Critics say there’s no merit to his argument, and that an analysis of net-metering in Wyoming shows a shared cost-savings benefit to all customers, according to a 2022 study.
“We’re being told that those who don’t consume enough energy [from] the grid are somehow wrong and costing others,” Fremont County resident Steff Kessler told the committee. “I believe in freedom of choice to be more energy independent and freedom to save money on electricity bills and to be thrifty without getting punished for it.”
Net-metering in Wyoming
Interest is growing among Wyoming homeowners and businesses to offset their electric bills while reducing their carbon footprint by installing solar panels, according to Scott Kane, co-owner of Lander-based Creative Energies, which installs solar energy systems.
About 1,400 households in Wyoming have installed solar panels since 2017, according to Kane’s analysis of U.S. Energy Information Administration data. Installed residential solar capacity stood at 10.5 megawatts in 2021, which represents about 0.5% of all residential electric consumption in the state.

Currently, regulated utilities in the state are required to credit or pay customers with rooftop solar for the volume of electricity they direct back into the system for other customers to use. They are paid “retail value” for the energy — or the same rate that the utility charges other residential customers for that energy.
There’s only so much electricity that a single household can sell back into the system, according to Kane. It’s rare that a rooftop solar household will produce 100% of its electrical power needs for an entire year. For example, a solar-powered home may generate 100% of the power it needs, and a bit extra to sell back into the system, during sunny summer months. But other months, especially during short winter days, they typically require more power than the home solar system can generate.

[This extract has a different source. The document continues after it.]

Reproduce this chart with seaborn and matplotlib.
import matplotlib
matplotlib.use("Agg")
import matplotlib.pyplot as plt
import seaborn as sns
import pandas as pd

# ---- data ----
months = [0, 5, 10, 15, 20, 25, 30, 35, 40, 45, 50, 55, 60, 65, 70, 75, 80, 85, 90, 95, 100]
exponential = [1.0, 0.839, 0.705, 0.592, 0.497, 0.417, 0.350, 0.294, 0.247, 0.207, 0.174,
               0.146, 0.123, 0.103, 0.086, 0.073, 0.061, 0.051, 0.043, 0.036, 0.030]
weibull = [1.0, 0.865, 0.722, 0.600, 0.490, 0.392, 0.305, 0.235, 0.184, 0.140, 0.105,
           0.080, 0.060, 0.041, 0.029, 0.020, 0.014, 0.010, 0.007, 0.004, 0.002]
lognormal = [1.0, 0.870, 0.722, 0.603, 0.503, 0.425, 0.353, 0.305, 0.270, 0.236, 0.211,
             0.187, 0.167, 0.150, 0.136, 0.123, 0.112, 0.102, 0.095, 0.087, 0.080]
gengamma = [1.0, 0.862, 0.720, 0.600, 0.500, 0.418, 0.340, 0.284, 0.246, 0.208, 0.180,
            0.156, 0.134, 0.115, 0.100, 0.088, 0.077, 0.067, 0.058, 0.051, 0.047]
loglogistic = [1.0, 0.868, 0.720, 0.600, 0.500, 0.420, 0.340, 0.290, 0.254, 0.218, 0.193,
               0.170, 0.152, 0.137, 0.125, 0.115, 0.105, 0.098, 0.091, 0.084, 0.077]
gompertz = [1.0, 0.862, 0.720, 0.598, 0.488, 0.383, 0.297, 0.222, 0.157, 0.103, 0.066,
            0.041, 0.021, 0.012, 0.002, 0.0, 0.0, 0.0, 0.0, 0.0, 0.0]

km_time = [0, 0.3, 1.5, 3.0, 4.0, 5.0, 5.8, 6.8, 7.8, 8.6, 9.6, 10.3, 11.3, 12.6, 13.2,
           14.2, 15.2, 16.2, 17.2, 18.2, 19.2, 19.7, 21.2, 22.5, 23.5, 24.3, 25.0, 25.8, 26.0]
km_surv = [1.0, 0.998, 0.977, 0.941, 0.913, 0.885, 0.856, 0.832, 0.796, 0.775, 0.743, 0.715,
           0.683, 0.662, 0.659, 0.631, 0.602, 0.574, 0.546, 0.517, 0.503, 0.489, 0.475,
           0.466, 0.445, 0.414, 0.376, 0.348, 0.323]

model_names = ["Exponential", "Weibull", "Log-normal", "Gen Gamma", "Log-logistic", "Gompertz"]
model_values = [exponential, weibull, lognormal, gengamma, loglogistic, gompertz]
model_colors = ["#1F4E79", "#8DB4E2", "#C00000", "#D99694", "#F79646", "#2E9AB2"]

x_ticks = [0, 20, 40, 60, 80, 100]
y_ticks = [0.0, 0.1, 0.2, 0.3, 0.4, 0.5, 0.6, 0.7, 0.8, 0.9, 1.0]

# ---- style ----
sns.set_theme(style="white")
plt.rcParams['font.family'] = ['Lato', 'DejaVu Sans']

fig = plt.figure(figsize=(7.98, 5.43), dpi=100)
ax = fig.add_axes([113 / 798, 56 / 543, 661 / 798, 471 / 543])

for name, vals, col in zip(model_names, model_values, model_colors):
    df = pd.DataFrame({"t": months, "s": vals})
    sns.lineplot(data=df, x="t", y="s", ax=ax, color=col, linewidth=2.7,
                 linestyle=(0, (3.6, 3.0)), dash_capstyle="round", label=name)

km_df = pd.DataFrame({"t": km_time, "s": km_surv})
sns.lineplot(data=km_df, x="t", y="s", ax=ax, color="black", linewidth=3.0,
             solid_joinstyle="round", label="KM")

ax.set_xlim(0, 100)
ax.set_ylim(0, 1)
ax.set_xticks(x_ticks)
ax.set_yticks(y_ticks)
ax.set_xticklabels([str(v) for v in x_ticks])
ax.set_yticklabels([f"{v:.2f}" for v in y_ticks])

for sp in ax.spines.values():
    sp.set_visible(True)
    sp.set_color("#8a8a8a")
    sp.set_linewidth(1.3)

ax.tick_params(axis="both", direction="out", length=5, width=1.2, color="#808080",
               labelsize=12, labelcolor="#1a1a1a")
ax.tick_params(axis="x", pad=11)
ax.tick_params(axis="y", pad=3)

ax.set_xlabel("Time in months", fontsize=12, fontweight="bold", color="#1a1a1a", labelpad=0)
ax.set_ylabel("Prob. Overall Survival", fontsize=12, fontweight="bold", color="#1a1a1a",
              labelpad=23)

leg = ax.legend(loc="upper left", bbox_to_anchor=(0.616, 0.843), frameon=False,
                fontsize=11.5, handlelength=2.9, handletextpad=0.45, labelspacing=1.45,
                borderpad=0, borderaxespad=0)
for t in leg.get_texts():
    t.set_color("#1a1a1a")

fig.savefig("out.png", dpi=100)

If a home does push more electricity back into the system than it consumes in a year, the customer earns a smaller, “avoided cost” net-metering rate for that extra volume.
“That’s a good safeguard already in place to prevent people from over-producing, from trying to make money off the utility by being a little power plant,” Kane said.

Solar-powered homes are simply pulling less electricity from the grid on a yearly basis, making more energy available throughout the system.
“It’s a good, simple system,” Kane said.
Case, however, says it’s unfair that rooftop solar customers earn the retail rate for electricity they push into the system. Two Wyoming electric utility representatives agreed there is a slight disadvantage for non-rooftop solar customers when it comes to shared-system costs. However, neither they nor Case could quantify it.
Rooftop solar study
Anticipating another attempt at limiting net-metering in Wyoming, the Powder River Basin Resource Council, Wyoming Outdoor Council and the Wyoming Chapter of the Sierra Club commissioned a study in 2022. The study, conducted by Crossborder Energy, examined the systemwide and ratepayer impacts of net-metering among three Wyoming utilities and determined it “does not cause a cost shift to non-participating ratepayers.”
In fact, small rooftop solar in Wyoming is a net-benefit to all ratepayers, according to the study.
“We’re being told that those who don’t consume enough energy [from] the grid are somehow wrong and costing others.”
Stef Kessler, Fremont County resident.
For example, the addition of residential power generation reduces the scale of expensive new industrial power generation — coal and natural gas power generation stations, as well as intermittent wind and solar farms — necessary to replace aging infrastructure. It also helps reduce a utility’s fuel and power purchases during peak-demand periods (extreme heat or cold) when those commodity prices spike.
The study also indicated that potential growth in rooftop solar creates sustainable local jobs and promises “quantifiable societal benefits” by reducing planet-warming carbon emissions and reducing air pollution.
Although slight and difficult to measure in Wyoming, rooftop solar is beneficial to all customers, the bill’s opponents say. Senate File 92, if passed in its current form, would leave it up to utilities to decide if they want to offer a net-metering program beyond July 1, 2024. If they don’t, their customers wouldn’t be able to afford to invest in residential solar arrays, according to Claire Deuter, renewable energy organizer for the Powder River Basin Resource Council.
“This bill removes a major incentive for rooftop solar and leaves our solar industry high and dry,” Deuter told the committee. “I understand that the purpose of this bill is to prevent subsidization, but we oppose this bill because we don’t see subsidization currently occurring in Wyoming.”